What’s weird about rubrics is what they do to me as a reader. I let the rubric make decisions instead of making them myself. Ben’s essay gets a 44 because he didn’t do x, y, or z. Walter’s essay gets a 42 because he didn’t do x, y, or z either, and he also didn’t do a couple of other things. Writing gets reduced to whatever categories I put on the rubric, and however thoughtful I was in designing those categories, their ultimate effect is still to reduce writing to x, y, and z. Writing isn’t algebra. (Even algebra isn’t algebra—there’s always more than one way to solve for x.) There are no formulas. There’s only me, the reader, you, the writer, and the spaceship of words that carries meaning from your planet to mine. Sure, I might not understand everything you say; I might even misunderstand, and everything you write gets filtered through the atmosphere of experiences, ideas, and biases I already have around me, not to mention whatever weather systems of feelings and thoughts are swirling around at the moment when I read.


But Ben, that’s what reading IS. It’s interactive. It’s as variable and diverse and messy as people are. I use my rubric to try to take all that messiness and make it neat and clean, but as I discover EVERY SINGLE TIME a pile of papers lands in front of me, that neatness doesn’t really exist. If it did, I’d be able to justify a C for Walter and an A for you. But then, if that neatness existed, I probably wouldn’t be an English teacher, because writing would follow easy formulas and would lack the richness and surprise that made me love writing in the first place.

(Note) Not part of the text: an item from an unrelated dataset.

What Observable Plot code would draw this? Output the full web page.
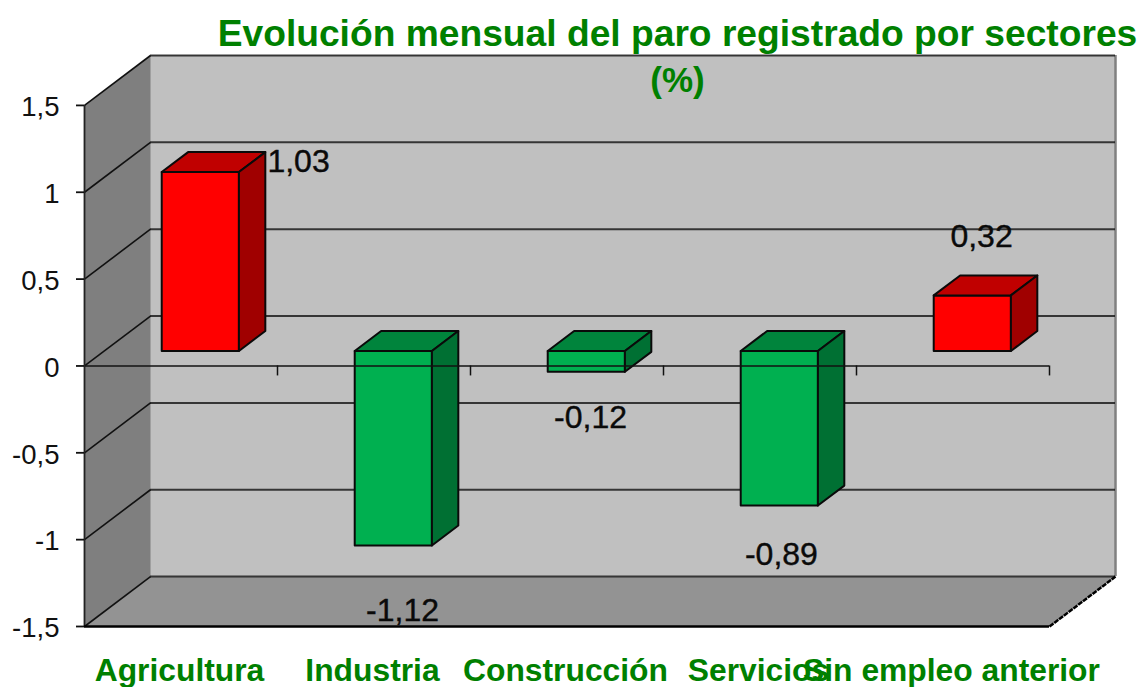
<!DOCTYPE html>
<html lang="es">
<head>
<meta charset="utf-8">
<script src="https://cdn.jsdelivr.net/npm/d3@7"></script>
<script src="https://cdn.jsdelivr.net/npm/@observablehq/plot@0.6"></script>
<style>
html,body{margin:0;padding:0;background:#fff}
svg{display:block}
</style>
</head>
<body>
<div id="chart"></div>
<script>
const categories = ["Agricultura", "Industria", "Construcción", "Servicios", "Sin empleo anterior"];
const values = [1.03, -1.12, -0.12, -0.89, 0.32];
const valueLabels = ["1,03", "-1,12", "-0,12", "-0,89", "0,32"];
const yTicks = [-1.5, -1, -0.5, 0, 0.5, 1, 1.5];
const titleLines = ["Evolución mensual del paro registrado por sectores", "(%)"];

// Oblique "3D" offset of the back wall, expressed in scale units
const DX = 66 / 193, DY = 50 / 174;
const FONT = "'Liberation Sans', Arial, sans-serif";
const GREEN = "#008000";
const n = categories.length;

const poly = (id, fill, pts) => pts.map(([x, y], k) => ({id, fill, x, y, k}));
const walls = [
  ...poly("side", "#7f7f7f", [[0, 1.5], [DX, 1.5 + DY], [DX, -1.5 + DY], [0, -1.5]]),
  ...poly("floor", "#939393", [[0, -1.5], [DX, -1.5 + DY], [n + DX, -1.5 + DY], [n, -1.5]])
];

// Bars sit between 30% and 70% of the depth, and are 40% of a category wide
const barFaces = values.flatMap((v, i) => {
  const pos = v >= 0;
  const xa = i + 0.2975 + 0.3 * DX, xb = xa + 0.4;
  const y0 = 0.3 * DY, y1 = v + 0.3 * DY;
  const hi = Math.max(y0, y1), lo = Math.min(y0, y1);
  const ox = 0.4 * DX, oy = 0.4 * DY;
  return [
    ...poly(i + "front", pos ? "#ff0000" : "#00b050", [[xa, lo], [xa, hi], [xb, hi], [xb, lo]]),
    ...poly(i + "top", pos ? "#c00000" : "#00843c", [[xa, hi], [xa + ox, hi + oy], [xb + ox, hi + oy], [xb, hi]]),
    ...poly(i + "side", pos ? "#a00000" : "#007033", [[xb, lo], [xb, hi], [xb + ox, hi + oy], [xb + ox, lo + oy]])
  ];
});

const labelRows = valueLabels.map((text, i) => ({
  text,
  x: [1.109, 1.648, 2.622, 3.611, 4.648][i],
  y: [1.175, -1.408, -0.296, -1.089, 0.744][i]
}));

const fmt = v => String(v).replace(".", ",");

const chart = Plot.plot({
  width: 1141,
  height: 687,
  marginLeft: 84,
  marginRight: 26,
  marginTop: 55,
  marginBottom: 61,
  style: {background: "#fff", fontFamily: FONT, overflow: "visible"},
  x: {domain: [0, n + DX], label: null},
  y: {domain: [-1.5, 1.5 + DY], label: null},
  color: {type: "identity"},
  marks: [
    // back wall
    Plot.rect([0], {x1: DX, x2: n + DX, y1: -1.5 + DY, y2: 1.5 + DY, fill: "#c0c0c0"}),
    // side wall and floor
    Plot.line(walls, {x: "x", y: "y", z: "id", fill: "fill", stroke: "none", curve: "linear-closed"}),
    // back wall edges
    Plot.ruleX([n + DX], {y1: -1.5 + DY, y2: 1.5 + DY, stroke: "#808080", strokeWidth: 2.5}),
    Plot.ruleY(yTicks, {x1: DX, x2: n + DX, y: v => v + DY, stroke: "#1c1c1c", strokeWidth: 2, strokeOpacity: 0.85}),
    // side wall grid lines
    Plot.link(yTicks, {x1: 0, y1: v => v, x2: DX, y2: v => v + DY, stroke: "#111", strokeWidth: 1.6}),
    Plot.link([-1.5], {x1: n, y1: v => v, x2: n + DX, y2: v => v + DY, stroke: "#000", strokeWidth: 2.5, strokeDasharray: "5 1"}),
    // bars
    Plot.line(barFaces, {x: "x", y: "y", z: "id", fill: "fill", stroke: "#0a0a0a", strokeWidth: 2, curve: "linear-closed"}),
    // zero axis with its ticks
    Plot.ruleY([0], {x1: 0, x2: n, stroke: "#111", strokeWidth: 2, strokeOpacity: 0.75}),
    Plot.ruleX(d3.range(1, n + 1), {y1: 0, y2: -10 / 174, stroke: "#111", strokeWidth: 1.5}),
    // front edges and y ticks
    Plot.ruleX([0], {y1: -1.5, y2: 1.5, stroke: "#222", strokeWidth: 1.8}),
    Plot.ruleY([-1.5], {x1: 0, x2: n, stroke: "#000", strokeWidth: 2.4}),
    Plot.ruleY(yTicks, {x1: -8 / 193, x2: 0, stroke: "#111", strokeWidth: 1.8}),
    Plot.axisY({
      ticks: yTicks, tickFormat: fmt, tickSize: 0, tickPadding: 25, dy: 2, label: null,
      fontSize: 27.5, fill: "#111"
    }),
    Plot.axisX({
      ticks: categories.map((_, i) => i + 0.5), tickFormat: t => categories[t - 0.5],
      tickSize: 0, tickPadding: 32, dx: -1.5, label: null,
      fontSize: 31.8, fontWeight: "bold", fill: GREEN, lineAnchor: "top"
    }),
    // value labels
    Plot.text(labelRows, {x: "x", y: "y", text: "text", fontSize: 32, fill: "#0a0a0a", stroke: "#0a0a0a", strokeWidth: 0.4}),
    // title
    Plot.text([titleLines[0]], {x: (677 - 84) / 193, y: (365.5 - 33) / 174, text: d => d, fontSize: 37.2, fontWeight: "bold", fill: GREEN}),
    Plot.text([titleLines[1]], {x: (677 - 84) / 193, y: (365.5 - 80) / 174, text: d => d, fontSize: 35, fontWeight: "bold", fill: GREEN})
  ]
});
document.getElementById("chart").append(chart);
</script>
</body>
</html>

So what happens now? Well, with the help of Maja Wilson’s excellent book Rethinking Rubrics in Writing Assessment, which echoes (or rather, presages) many of the ideas I’ve put down here, I am rethinking my entire system of assessing student writing? What possibilities are there beyond the rubrics that strangle my sensibilities? How can I grade (because I still have to grade) and make sure you get that A? And so very much more importantly, how do I honor the wonder and delight I felt upon reading your essay—the relationship we now have as reader and writer? I don’t think that volume-of-commentary system is going to fly, but I am committed to finding something that will.


Respectfully,

Ms P

2 comments:

  1. Reading this made me realize that I do very often separate quality of writing from quality of ideas. I like the writing in the Wall Street Journal and the Economist better than the writing in the NY Times consistently, but I tend to agree with the NY Times' editorial stances and general philosophical outlook a lot more often.

    I like the "volume of commentary" system for grading, sounds like it's worth a try.

    ReplyDelete
  2. I've run up against similar things in grading SAT and MCAT practice essays. The worst may be the SAT student who wrote a great MCAT essay, but in doing so failed to address the SAT assignment. I ended up telling her her writing was great - that she'd written an essay whose mechanics and intellect were on par or better than most of my college students, but since she'd failed to actually address the issues she was asked about I couldn't give her a good grade.